Current integrated circuits are chiefly fabricated by planar techniques and the degree of circuit integration that can be achieved on an individual semiconductor chip is reaching saturation. In recent years, a plurality of layers of semiconductor chips are being integrated in a vertical direction in the interest of raising integration efficiency, i.e., semiconductor chips are being stacked one above another and then electrically connected.
In the case of circuits that are integrated vertically, each three-dimensional circuit structure is made up from a stacked unit of individual chip layers (typically joined by layers for adhesive bonding) that have been independently processed and fabricated. To improve the electrical characteristics of connectors in the vertical direction and raise connection density, each individual chip layer is usually produced as a thin film to be of a suitable thickness before assembly.
For example, as the connection construction of circuits that are integrated in the vertical direction, configurations for direct connections between each chip layer are known from publications such as JP-A-2002-305282 (hereinbelow referred to as the “first example of the related art”). FIG. 1 shows a sectional view of a semiconductor device disclosed in the first example of the related art.
As shown in FIG. 1, in this first example of the related art, aluminum pads 103 are provided on semiconductor elements 101 having circuit surfaces 102, and via-holes 110 are provided that pass through these parts. The inner wall surfaces of via-holes 110 are covered by conductive film 112, and gold bumps 104 are arranged on aluminum pads 103. Connections are achieved between semiconductor elements by placing gold bumps 104 of a particular semiconductor element in contact with via-holes 110 on the reverse surface of another semiconductor element.
When a multiplicity of micro-electrodes are connected together in this construction, positioning must be carried out with extreme accuracy at the time of producing the stacked configuration to enable connections at each electrode simultaneously. In addition, problems are encountered that reduce yield such as the difficulty of direct connections caused by the occurrence of a large degree of warping in chips due to thinning or the occurrence of connection defects between electrodes at the time of assembly in this construction. Accordingly, such a construction suffers from the serious drawback of increased fabrication costs due to the reduction of yield and the need for high-accuracy positioning devices.
A non-contact signal transmission method is one method of ameliorating this drawback, an example being disclosed in, for example, JP-A-H08-236696 (hereinbelow referred to as the “second example of the related art”). FIG. 2 shows the configuration of the stacked semiconductor device disclosed in the second example of the related art.

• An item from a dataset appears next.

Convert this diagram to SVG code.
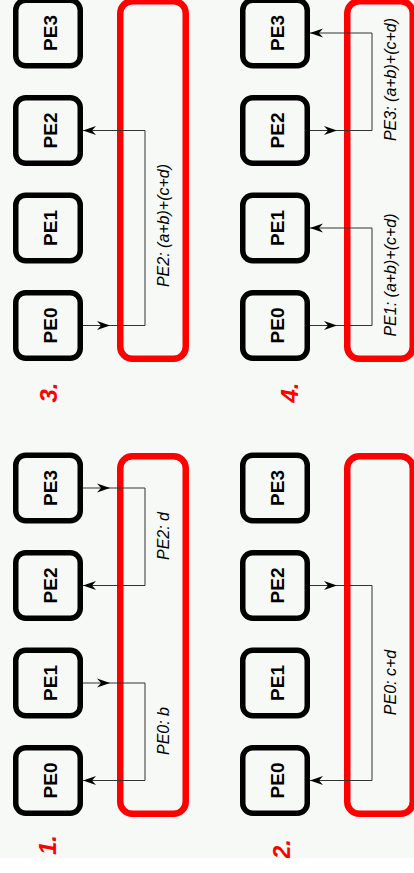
<svg xmlns="http://www.w3.org/2000/svg" width="414" height="873" viewBox="0 0 414 873">
<defs>
<marker id="ah" markerUnits="userSpaceOnUse" markerWidth="14" markerHeight="10" refX="13" refY="5" orient="auto">
<path d="M0,0.5 L13,5 L0,9.5 L4,5 Z" fill="#000"/>
</marker>
<style>
.pe{fill:none;stroke:#000;stroke-width:5.5}
.net{fill:none;stroke:#ff0000;stroke-width:6.5}
.pet{font-family:"Liberation Sans",Arial,sans-serif;font-weight:bold;font-size:19px;fill:#000;text-anchor:middle}
.lbl{font-family:"Liberation Sans",Arial,sans-serif;font-style:italic;font-size:16px;fill:#000;text-anchor:middle}
.step{font-family:"Liberation Sans",Arial,sans-serif;font-style:italic;font-weight:bold;font-size:24px;fill:#ff0000;text-anchor:middle}
.c{fill:none;stroke:#333;stroke-width:1}
</style>
</defs>
<rect x="0" y="0" width="414" height="873" fill="#f6f9f6"/>

<!-- Panel 1 -->
<g id="panel1">
<g id="p1-pe0"><rect class="pe" x="15.75" y="747.75" width="64.5" height="65.5" rx="10"/><text class="pet" transform="translate(57,780.5) rotate(-90)">PE0</text></g>
<g id="p1-pe1"><rect class="pe" x="15.75" y="650.25" width="64.5" height="65.5" rx="10"/><text class="pet" transform="translate(57,683) rotate(-90)">PE1</text></g>
<g id="p1-pe2"><rect class="pe" x="15.75" y="552.75" width="64.5" height="65.5" rx="10"/><text class="pet" transform="translate(57,585.5) rotate(-90)">PE2</text></g>
<g id="p1-pe3"><rect class="pe" x="15.75" y="455.25" width="64.5" height="65.5" rx="10"/><text class="pet" transform="translate(57,488) rotate(-90)">PE3</text></g>
<g id="p1-net"><rect class="net" x="120.25" y="456.25" width="65.5" height="357.5" rx="12"/>
<text class="lbl" transform="translate(169,536) rotate(-90)">PE2: d</text>
<text class="lbl" transform="translate(169,731) rotate(-90)">PE0: b</text></g>
<g id="p1-step"><text class="step" transform="translate(56,845) rotate(-90)">1.</text></g>
</g>

<!-- Panel 2 -->
<g id="panel2">
<g id="p2-pe0"><rect class="pe" x="242.75" y="747.75" width="64.5" height="65.5" rx="10"/><text class="pet" transform="translate(284,780.5) rotate(-90)">PE0</text></g>
<g id="p2-pe1"><rect class="pe" x="242.75" y="650.25" width="64.5" height="65.5" rx="10"/><text class="pet" transform="translate(284,683) rotate(-90)">PE1</text></g>
<g id="p2-pe2"><rect class="pe" x="242.75" y="552.75" width="64.5" height="65.5" rx="10"/><text class="pet" transform="translate(284,585.5) rotate(-90)">PE2</text></g>
<g id="p2-pe3"><rect class="pe" x="242.75" y="455.25" width="64.5" height="65.5" rx="10"/><text class="pet" transform="translate(284,488) rotate(-90)">PE3</text></g>
<g id="p2-net"><rect class="net" x="347.25" y="456.25" width="65.5" height="357.5" rx="12"/>
<text class="lbl" transform="translate(396,682.5) rotate(-90)">PE0: c+d</text></g>
<g id="p2-step"><text class="step" transform="translate(290,849) rotate(-90)">2.</text></g>
</g>

<!-- Panel 3 -->
<g id="panel3">
<g id="p3-pe0"><rect class="pe" x="15.75" y="292.75" width="64.5" height="65.5" rx="10"/><text class="pet" transform="translate(57,325.5) rotate(-90)">PE0</text></g>
<g id="p3-pe1"><rect class="pe" x="15.75" y="195.25" width="64.5" height="65.5" rx="10"/><text class="pet" transform="translate(57,228) rotate(-90)">PE1</text></g>
<g id="p3-pe2"><rect class="pe" x="15.75" y="97.75" width="64.5" height="65.5" rx="10"/><text class="pet" transform="translate(57,130.5) rotate(-90)">PE2</text></g>
<g id="p3-pe3"><rect class="pe" x="15.75" y="0.25" width="64.5" height="65.5" rx="10"/><text class="pet" transform="translate(57,33) rotate(-90)">PE3</text></g>
<g id="p3-net"><rect class="net" x="120.25" y="1.25" width="65.5" height="357.5" rx="12"/>
<text class="lbl" transform="translate(169,225.5) rotate(-90)">PE2: (a+b)+(c+d)</text></g>
<g id="p3-step"><text class="step" transform="translate(57,392.5) rotate(-90)">3.</text></g>
</g>

<!-- Panel 4 -->
<g id="panel4">
<g id="p4-pe0"><rect class="pe" x="242.75" y="292.75" width="64.5" height="65.5" rx="10"/><text class="pet" transform="translate(284,325.5) rotate(-90)">PE0</text></g>
<g id="p4-pe1"><rect class="pe" x="242.75" y="195.25" width="64.5" height="65.5" rx="10"/><text class="pet" transform="translate(284,228) rotate(-90)">PE1</text></g>
<g id="p4-pe2"><rect class="pe" x="242.75" y="97.75" width="64.5" height="65.5" rx="10"/><text class="pet" transform="translate(284,130.5) rotate(-90)">PE2</text></g>
<g id="p4-pe3"><rect class="pe" x="242.75" y="0.25" width="64.5" height="65.5" rx="10"/><text class="pet" transform="translate(284,33) rotate(-90)">PE3</text></g>
<g id="p4-net"><rect class="net" x="347.25" y="1.25" width="65.5" height="357.5" rx="12"/>
<text class="lbl" transform="translate(396,79.5) rotate(-90)">PE3: (a+b)+(c+d)</text>
<text class="lbl" transform="translate(396,275) rotate(-90)">PE1: (a+b)+(c+d)</text></g>
<g id="p4-step"><text class="step" transform="translate(298,392.5) rotate(-90)">4.</text></g>
</g>

<g id="connectors">
<path class="c" d="M83,488 H110" marker-end="url(#ah)"/>
<path class="c" d="M110,488 H145 V585.5 H83" marker-end="url(#ah)"/>
<path class="c" d="M83,683 H110" marker-end="url(#ah)"/>
<path class="c" d="M110,683 H145 V780.5 H83" marker-end="url(#ah)"/>
<path class="c" d="M310,585.5 H337" marker-end="url(#ah)"/>
<path class="c" d="M337,585.5 H372 V780.5 H310" marker-end="url(#ah)"/>
<path class="c" d="M83,325.5 H110" marker-end="url(#ah)"/>
<path class="c" d="M110,325.5 H145 V130.5 H83" marker-end="url(#ah)"/>
<path class="c" d="M310,325.5 H337" marker-end="url(#ah)"/>
<path class="c" d="M337,325.5 H372 V228 H310" marker-end="url(#ah)"/>
<path class="c" d="M310,130.5 H337" marker-end="url(#ah)"/>
<path class="c" d="M337,130.5 H372 V33 H310" marker-end="url(#ah)"/>
</g>
<rect x="0" y="858" width="414" height="15" fill="#ffffff"/>
</svg>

As shown in FIG. 2, transmitter S, and transmission coil SPS connected to this transmitter S are provided on chip layer Ln. Receiver E and reception coil SPE connected to this receiver E are provided on chip layer Ln+x. Transmission coil SPS and reception coil SPE are linked by coupling inductance M. Each chip layer is supplied by power supply devices VSS and VDD. When voltage U1 is received as input from the input side of transmitter S in this semiconductor device, voltage U2 is supplied from the output side, this voltage U2 being applied as input to transmission coil SPS. Voltage U3 is thus induced on the output side of reception coil SPE and voltage U4 is supplied from the output side of receiver E.
In this configuration, a coil is provided that is connected to circuits within one chip layer, another coil is provided connected to the circuits within the other chip layer, and the electromagnetic coupling between the two coils relaxes the conditions regarding positioning (adjustment) between chip layers and the degree of flatness of the surfaces of each of the chip layers compared to the first example of the related art shown in FIG. 1.